I recently sold off all my shares of another company that I invested in, leaving me with only one stock investment left (that I’m likely to sell soon, too). This stock I just sold performed poorly (I lost money) since a bought it a couple years ago, but that’s not even my principal reason for selling. In fact, I’m not jaded by my stock investing experience at all. I’ve had good luck (yes, I really do feel my other pick came down to luck, not skill), as my remaining stock investment has returned about 250% in the two years I’ve owned it.

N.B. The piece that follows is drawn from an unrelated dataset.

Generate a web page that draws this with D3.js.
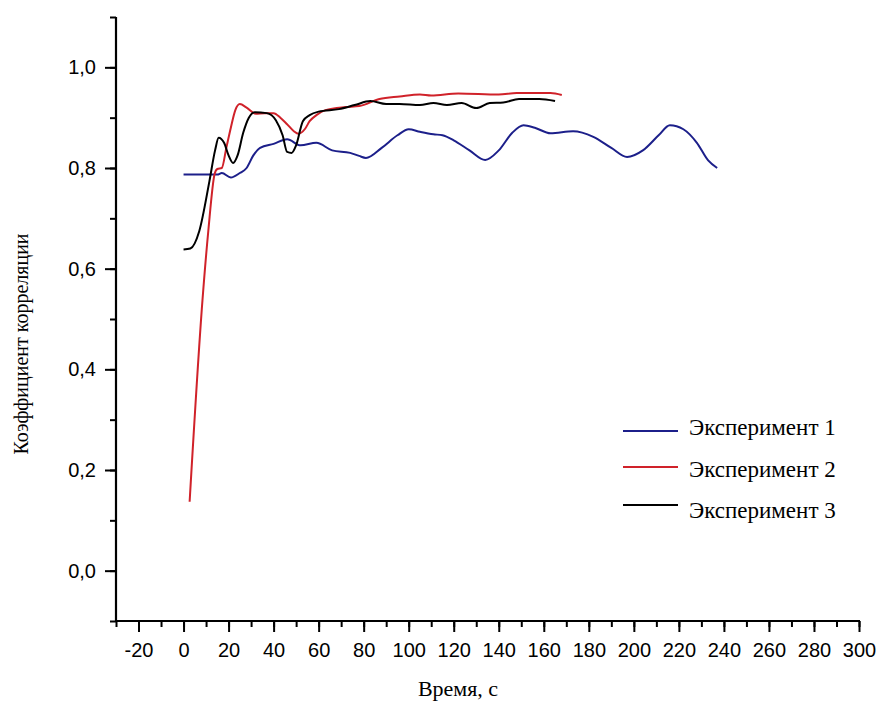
<!DOCTYPE html>
<html>
<head>
<meta charset="utf-8">
<script src="https://cdn.jsdelivr.net/npm/d3@7"></script>
<style>
  html, body { margin: 0; padding: 0; background: #fff; }
  svg { display: block; }
  .tick text { font-family: "Liberation Sans", Arial, sans-serif; font-size: 20px; fill: #000; }
  .title { font-family: "Liberation Serif", "Times New Roman", serif; fill: #000; }
  .legend text { font-family: "Liberation Serif", "Times New Roman", serif; font-size: 23px; fill: #000; }
</style>
</head>
<body>
<svg id="chart" width="882" height="702"></svg>
<script>
// Correlation coefficient vs. time for three experiments
const series1 = [
  [0, 0.787], [7, 0.787], [15, 0.787], [17, 0.79], [21, 0.781], [25, 0.79], [28, 0.80],
  [31, 0.825], [34, 0.84], [40, 0.848], [46, 0.857], [52, 0.845], [59, 0.85], [66, 0.835],
  [74, 0.83], [78, 0.824], [81, 0.82], [88, 0.84], [95, 0.865], [100, 0.877], [105, 0.872],
  [111, 0.867], [115, 0.865], [120, 0.855], [127, 0.835], [134, 0.816], [140, 0.835],
  [146, 0.87], [151, 0.885], [156, 0.88], [163, 0.869], [173, 0.873], [182, 0.862],
  [190, 0.84], [197, 0.822], [204, 0.835], [211, 0.865], [216, 0.885], [222, 0.877],
  [228, 0.85], [233, 0.815], [237, 0.80]
];
const series2 = [
  [2.7, 0.137], [8.4, 0.537], [11, 0.675], [13.8, 0.788], [15, 0.798], [17, 0.80],
  [19, 0.84], [21, 0.88], [23, 0.915], [25, 0.927], [28, 0.92], [32, 0.908], [36, 0.909],
  [40, 0.909], [43, 0.90], [46, 0.887], [49, 0.873], [51, 0.868], [54, 0.878], [56, 0.893],
  [59, 0.905], [63, 0.915], [72, 0.921], [78, 0.923], [87, 0.937], [96, 0.942],
  [105, 0.946], [110, 0.944], [122, 0.948], [140, 0.946], [148, 0.949], [163, 0.949],
  [168, 0.945]
];
const series3 = [
  [0, 0.638], [3, 0.64], [7, 0.675], [11.5, 0.774], [14, 0.835], [15.6, 0.86], [18, 0.85],
  [20, 0.825], [22, 0.81], [24, 0.825], [26.5, 0.87], [29, 0.9], [31.6, 0.911], [37, 0.909],
  [41, 0.895], [44, 0.865], [46, 0.832], [48, 0.83], [50, 0.845], [53, 0.893], [56, 0.905],
  [60, 0.912], [69, 0.917], [76, 0.925], [83, 0.933], [90, 0.927], [96, 0.927],
  [105, 0.925], [111, 0.929], [117, 0.925], [123.5, 0.929], [130, 0.919], [136, 0.929],
  [142, 0.93], [149, 0.937], [158, 0.937], [165, 0.933]
];
const seriesNames = ["Эксперимент 1", "Эксперимент 2", "Эксперимент 3"];
const seriesColors = ["#1c1f8a", "#d0222a", "#000000"];
const xTicks = d3.range(-20, 301, 20);
const yTicks = [0, 0.2, 0.4, 0.6, 0.8, 1.0];
const xLabel = "Время, с";
const yLabel = "Коэффициент корреляции";

const svg = d3.select("#chart");
const plot = { left: 116, right: 859, top: 17, bottom: 621 };

const x = d3.scaleLinear().domain([-30, 300]).range([plot.left, plot.right]);
const y = d3.scaleLinear().domain([-0.1, 1.1]).range([plot.bottom, plot.top]);

const fmtY = d => d.toFixed(1).replace(".", ",");
const fmtX = d => String(d);

// minor ticks
const xMinor = d3.axisBottom(x).tickValues(d3.range(-30, 301, 10)).tickSize(6).tickFormat("");
const yMinor = d3.axisLeft(y).tickValues(d3.range(-1, 12).map(v => v / 10)).tickSize(6).tickFormat("");

const gxm = svg.append("g").attr("transform", `translate(0,${plot.bottom})`).call(xMinor);
const gym = svg.append("g").attr("transform", `translate(${plot.left},0)`).call(yMinor);

const xAxis = d3.axisBottom(x).tickValues(xTicks).tickSize(11).tickPadding(11).tickFormat(fmtX);
const yAxis = d3.axisLeft(y).tickValues(yTicks).tickSize(11).tickPadding(9).tickFormat(fmtY);

const gx = svg.append("g").attr("transform", `translate(0,${plot.bottom})`).call(xAxis);
const gy = svg.append("g").attr("transform", `translate(${plot.left},0)`).call(yAxis);

[gxm, gym, gx, gy].forEach(g => {
  g.selectAll(".domain").remove();
  g.selectAll(".tick line").attr("stroke", "#000").attr("stroke-width", 2);
});

// axis lines
svg.append("line").attr("x1", plot.left).attr("x2", plot.left).attr("y1", plot.top).attr("y2", plot.bottom + 1)
  .attr("stroke", "#000").attr("stroke-width", 2.2);
svg.append("line").attr("x1", plot.left - 1).attr("x2", plot.right + 1).attr("y1", plot.bottom).attr("y2", plot.bottom)
  .attr("stroke", "#000").attr("stroke-width", 2.2);

// data lines
const line = d3.line().x(d => x(d[0])).y(d => y(d[1])).curve(d3.curveMonotoneX);
[series1, series2, series3].forEach((s, i) => {
  svg.append("path").datum(s).attr("d", line)
    .attr("fill", "none").attr("stroke", seriesColors[i]).attr("stroke-width", 2)
    .attr("stroke-linejoin", "round");
});

// axis titles
svg.append("text").attr("class", "title").attr("x", 458).attr("y", 696)
  .style("font-size", "22px").attr("text-anchor", "middle").text(xLabel);
svg.append("text").attr("class", "title")
  .attr("transform", `translate(28,344) rotate(-90)`)
  .style("font-size", "20px").attr("text-anchor", "middle").text(yLabel);

// legend
const legendLineY = [431, 467, 505];
const legendTextY = [435, 477, 518];
const lg = svg.append("g").attr("class", "legend");
seriesNames.forEach((name, i) => {
  lg.append("line").attr("x1", 623).attr("x2", 678).attr("y1", legendLineY[i]).attr("y2", legendLineY[i])
    .attr("stroke", seriesColors[i]).attr("stroke-width", 2);
  lg.append("text").attr("x", 689).attr("y", legendTextY[i]).text(name);
});
</script>
</body>
</html>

My reason for selling is that stocks are not the best choice for the casual investor. I would consider anyone that’s not some sort of investing professional a “casual investor”. In fact, many of those that consider themselves seasoned investors should be looking to options other than stocks, too.
Why No Stocks?
First off, the idea of picking individual stocks turns people off to the idea of investing in the first place. People think all investing is complicated and only for the elite. Others think they need insider knowledge or to read magazines and other sources constantly to keep up with the changing markets. They also believe that you need to constantly manage a portfolio, making trades on a weekly or monthly basis. This simply isn’t the case.
Secondly, anyone that thinks they are going to consistently beat the market picking stocks is foolish. As Ramit points out in I Will Teach You To Be Rich, Warren Buffet, among the best of the best on investors, has returned about 22 percent annually on his investments for forty years. 22 percent is fairly modest to you and me, especially if you’re only investing a few thousand dollars each year. And, let’s not forget: You’re not Warren Buffet! Even greatest investors out there can’t expect a return that’s a hell of a lot higher than the market itself returns (which is about 10% per year, historically).

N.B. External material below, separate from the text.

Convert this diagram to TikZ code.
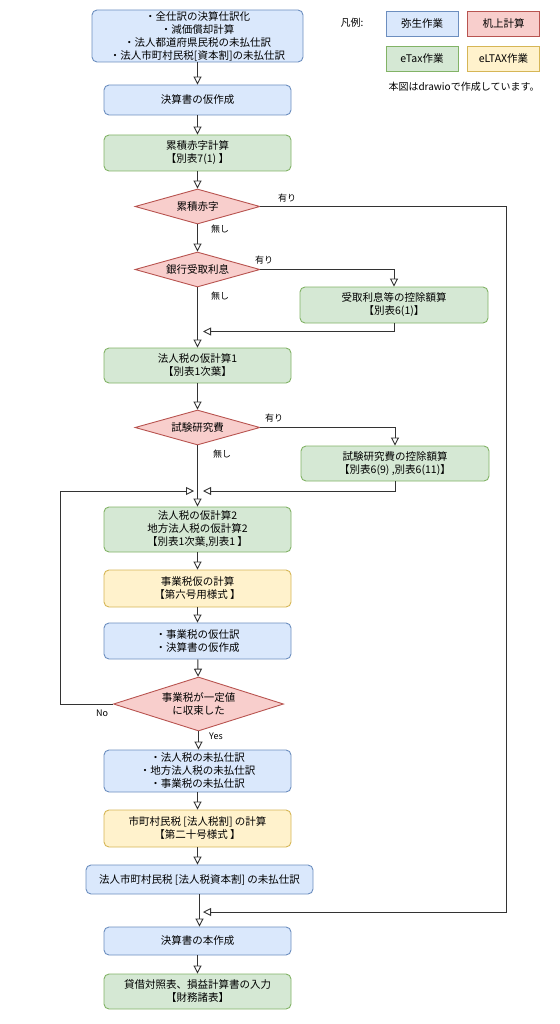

The Easy Alternative to Stocks
What’s the solution without stocks? Investing in mutual and index funds.
I personally like index funds because they have a much lower expense ratio than mutual funds typically do. Owning a mutual fund will typically cost 1.5-3% of your investment each year, while index funds often cost around 0.25% (my Fidelity Total Market Index Fund is 0.10%). This is because index funds are essentially run by a computer whereas mutual funds are run by a person (and that person wants to be paid!) While mutual founds may not sound expensive, that 1.5-3% eats into your earnings and can have large affects over long compounding periods. Besides expense ratios, many index funds outperform mutual funds anyway. Easy choice, right?

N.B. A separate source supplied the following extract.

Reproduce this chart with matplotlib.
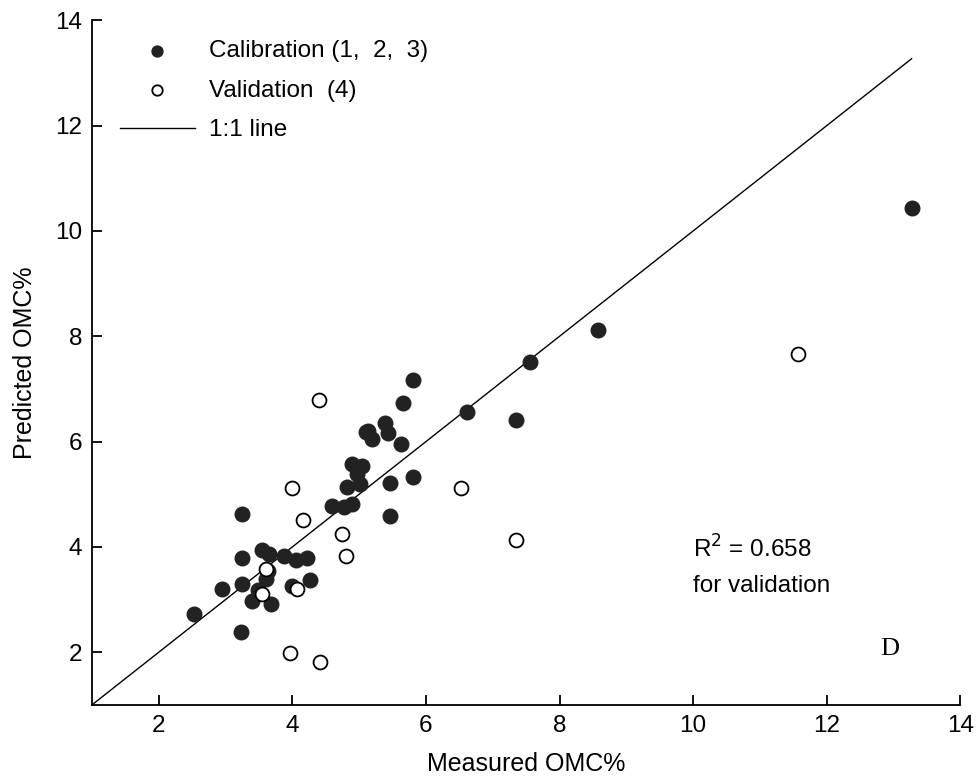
import matplotlib.pyplot as plt

plt.rcParams['font.family'] = ['Liberation Sans', 'DejaVu Sans']

# Calibration points (measured, predicted)
cal_x = [2.53, 2.95, 3.25, 3.25, 3.25, 3.23, 3.40, 3.48, 3.55, 3.65, 3.60, 3.63,
         3.68, 3.87, 4.06, 4.22, 4.00, 4.27, 4.60, 4.77, 4.90, 4.82, 5.02, 4.97,
         4.90, 5.05, 5.47, 5.80, 5.47, 5.10, 5.19, 5.13, 5.39, 5.44, 5.62, 5.65,
         5.80, 6.61, 7.35, 7.56, 8.58, 13.27]
cal_y = [2.72, 3.21, 4.62, 3.79, 3.30, 2.38, 2.97, 3.18, 3.94, 3.86, 3.39, 3.54,
         2.91, 3.83, 3.75, 3.79, 3.26, 3.37, 4.78, 4.76, 4.81, 5.13, 5.19, 5.38,
         5.57, 5.54, 5.22, 5.32, 4.59, 6.19, 6.05, 6.20, 6.36, 6.17, 5.95, 6.74,
         7.17, 6.57, 6.41, 7.52, 8.12, 10.44]

# Validation points
val_x = [3.60, 3.54, 3.97, 4.42, 4.07, 4.16, 4.75, 4.81, 4.40, 4.00, 6.53, 7.35, 11.57]
val_y = [3.58, 3.10, 1.99, 1.81, 3.21, 4.51, 4.24, 3.83, 6.79, 5.12, 5.12, 4.13, 7.67]

line_ends = [1, 13.27]
ticks = [2, 4, 6, 8, 10, 12, 14]

fs = 17.5

fig = plt.figure(figsize=(9.77, 7.79), dpi=100)
ax = fig.add_axes([0.094, 0.095, 0.889, 0.879])

ax.scatter(cal_x, cal_y, s=110, c='#222222', edgecolors='#222222', zorder=3,
           label='Calibration (1,  2,  3)')
ax.scatter(val_x, val_y, s=100, facecolors='white', edgecolors='black', linewidths=1.3,
           zorder=4, label='Validation  (4)')
ax.plot(line_ends, line_ends, color='black', linewidth=1, zorder=2, label='1:1 line')

ax.set_xlim(1, 14)
ax.set_ylim(1, 14)
ax.set_xticks(ticks)
ax.set_yticks(ticks)
ax.spines['top'].set_visible(False)
ax.spines['right'].set_visible(False)
ax.spines['left'].set_linewidth(1.3)
ax.spines['bottom'].set_linewidth(1.3)
ax.tick_params(direction='in', length=7, width=1.3, labelsize=fs, pad=7)

ax.set_xlabel('Measured OMC%', fontsize=18, labelpad=11)
ax.set_ylabel('Predicted OMC%', fontsize=18, labelpad=13)

ax.legend(loc='upper left', bbox_to_anchor=(0.0, 1.012), frameon=False, fontsize=fs,
          handlelength=3.1, handletextpad=0.55, labelspacing=0.72, markerscale=0.75,
          borderaxespad=0.75)

ax.text(10.0, 3.96, 'R$^2$ = 0.658', fontsize=fs, va='center')
ax.text(10.0, 3.26, 'for validation', fontsize=fs, va='center')
ax.text(12.94, 2.06, 'D', fontsize=19, family='Liberation Serif', ha='center', va='center')

fig.savefig('out.png')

The returns you can expect on index funds are essentially the same as how the market performs: about 10%, annually . I know that no one’s stock market fantasy involves an 10% return, but expecting more than that is incredibly unrealistic when considering what the pros return on their investments.
If You Still Want to Buy Stocks
If you really want to buy stocks (I know several people that love the idea of owning a piece of Apple), keep it to a small portion of your total investment portfolio. I try to keep individual stocks around 5% of my total portfolio. Given the volatility and difficulty of trading stocks, it gives me the opportunity to have some fun taking a shot on stocks, but doesn’t risk my retirement savings at the same time.
The important part of investing is to get started right away. You need to do so to take advantage of compounding returns that will grow your money the longer you have it invested. Now that you know that you can’t expect 1,000% returns on your investments (even if you are Warren Buffet), that means you have to make up for it by getting time on your side.
If you’re unsure where to start, I recommend checking out I Will Teach You To Be Rich or Your Money: The Missing Manual for an introduction to index funds. If you still need help, you can work with a financial planner to invest in index funds and give up the hassle and complication of dealing with stocks.